__Records for this exercise__:
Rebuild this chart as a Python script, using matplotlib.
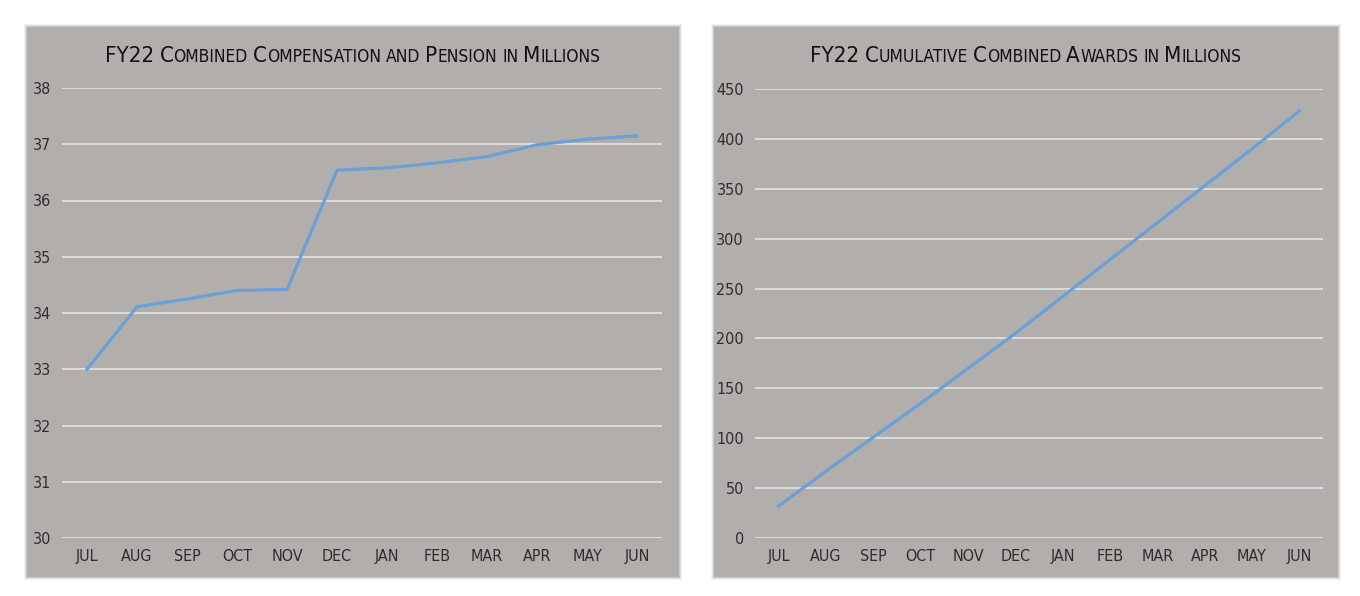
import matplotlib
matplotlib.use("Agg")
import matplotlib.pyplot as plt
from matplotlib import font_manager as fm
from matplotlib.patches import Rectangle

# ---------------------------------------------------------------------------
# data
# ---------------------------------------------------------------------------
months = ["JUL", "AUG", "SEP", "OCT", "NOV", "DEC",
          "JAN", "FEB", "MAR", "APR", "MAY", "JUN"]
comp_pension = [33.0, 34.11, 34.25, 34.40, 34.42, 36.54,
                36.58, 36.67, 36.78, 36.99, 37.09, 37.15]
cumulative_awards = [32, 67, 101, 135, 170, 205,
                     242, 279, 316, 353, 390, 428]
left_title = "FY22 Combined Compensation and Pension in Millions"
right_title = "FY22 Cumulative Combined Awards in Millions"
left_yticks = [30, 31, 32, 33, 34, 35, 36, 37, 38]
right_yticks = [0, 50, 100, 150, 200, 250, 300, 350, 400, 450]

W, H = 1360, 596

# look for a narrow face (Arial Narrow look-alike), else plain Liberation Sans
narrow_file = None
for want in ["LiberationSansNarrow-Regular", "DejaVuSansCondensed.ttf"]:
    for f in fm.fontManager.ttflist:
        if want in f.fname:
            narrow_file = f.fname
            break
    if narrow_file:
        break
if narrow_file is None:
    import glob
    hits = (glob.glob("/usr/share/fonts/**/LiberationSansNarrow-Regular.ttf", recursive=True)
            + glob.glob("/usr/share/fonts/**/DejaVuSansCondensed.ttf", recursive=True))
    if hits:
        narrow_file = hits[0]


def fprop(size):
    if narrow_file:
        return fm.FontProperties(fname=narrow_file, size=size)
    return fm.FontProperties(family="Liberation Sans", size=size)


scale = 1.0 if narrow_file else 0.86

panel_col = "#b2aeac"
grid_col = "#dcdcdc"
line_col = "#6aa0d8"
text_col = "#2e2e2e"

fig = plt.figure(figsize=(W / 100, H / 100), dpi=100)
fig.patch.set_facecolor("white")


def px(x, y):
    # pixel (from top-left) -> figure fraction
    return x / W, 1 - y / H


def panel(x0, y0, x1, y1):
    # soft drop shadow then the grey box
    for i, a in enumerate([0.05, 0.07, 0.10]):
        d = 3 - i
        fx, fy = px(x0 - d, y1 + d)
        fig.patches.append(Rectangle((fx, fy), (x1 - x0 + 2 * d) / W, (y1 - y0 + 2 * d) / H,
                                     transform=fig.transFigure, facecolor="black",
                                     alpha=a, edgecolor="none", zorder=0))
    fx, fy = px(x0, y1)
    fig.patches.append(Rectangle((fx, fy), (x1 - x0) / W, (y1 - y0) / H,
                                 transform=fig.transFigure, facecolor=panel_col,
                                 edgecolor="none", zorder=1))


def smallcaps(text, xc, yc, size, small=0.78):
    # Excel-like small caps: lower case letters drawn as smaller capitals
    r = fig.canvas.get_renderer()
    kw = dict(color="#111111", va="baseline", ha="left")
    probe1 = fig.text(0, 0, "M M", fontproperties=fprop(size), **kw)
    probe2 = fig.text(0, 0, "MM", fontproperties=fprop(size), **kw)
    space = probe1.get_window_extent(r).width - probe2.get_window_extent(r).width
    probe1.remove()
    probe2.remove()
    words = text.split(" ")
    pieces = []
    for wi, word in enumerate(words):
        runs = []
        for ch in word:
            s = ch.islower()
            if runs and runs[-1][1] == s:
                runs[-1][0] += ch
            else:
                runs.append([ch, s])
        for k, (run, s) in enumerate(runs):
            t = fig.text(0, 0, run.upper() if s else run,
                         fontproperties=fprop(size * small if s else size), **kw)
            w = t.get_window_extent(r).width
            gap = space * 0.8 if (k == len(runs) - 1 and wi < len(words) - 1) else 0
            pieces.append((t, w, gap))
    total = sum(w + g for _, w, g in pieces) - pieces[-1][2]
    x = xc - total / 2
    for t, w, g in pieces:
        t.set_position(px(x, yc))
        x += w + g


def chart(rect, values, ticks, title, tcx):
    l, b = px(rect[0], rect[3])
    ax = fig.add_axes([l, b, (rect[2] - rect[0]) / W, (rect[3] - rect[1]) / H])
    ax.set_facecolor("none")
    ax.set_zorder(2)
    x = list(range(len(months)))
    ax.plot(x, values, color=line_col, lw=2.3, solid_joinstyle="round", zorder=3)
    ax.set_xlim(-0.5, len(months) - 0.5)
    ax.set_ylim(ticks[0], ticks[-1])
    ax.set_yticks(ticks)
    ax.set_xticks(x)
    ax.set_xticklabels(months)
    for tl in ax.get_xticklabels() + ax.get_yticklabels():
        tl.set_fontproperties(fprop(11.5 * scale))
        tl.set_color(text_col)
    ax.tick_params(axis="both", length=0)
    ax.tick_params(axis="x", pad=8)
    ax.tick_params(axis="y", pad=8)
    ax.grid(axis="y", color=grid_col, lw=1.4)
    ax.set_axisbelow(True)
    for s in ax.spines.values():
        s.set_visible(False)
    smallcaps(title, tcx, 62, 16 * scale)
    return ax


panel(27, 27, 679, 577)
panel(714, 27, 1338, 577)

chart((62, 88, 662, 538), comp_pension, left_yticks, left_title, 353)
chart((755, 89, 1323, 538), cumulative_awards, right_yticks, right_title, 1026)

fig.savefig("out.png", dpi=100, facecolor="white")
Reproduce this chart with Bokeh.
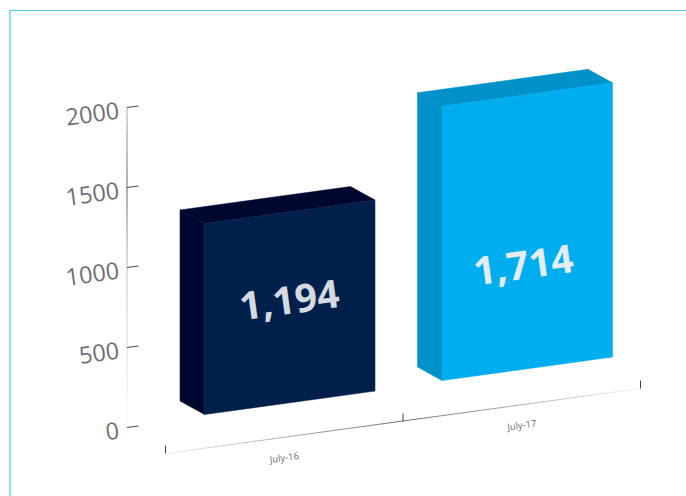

__Problem statement__: Please reproduce the listing exactly from its opening line through the line that contains "from matplotlib.patches import Rectangle", both included, with all pictures omitted.

__Solution to the problem__:
Rebuild this chart as a Python script, using matplotlib.
import matplotlib
matplotlib.use("Agg")
import matplotlib.pyplot as plt
from matplotlib import font_manager as fm
from matplotlib.patches import Rectangle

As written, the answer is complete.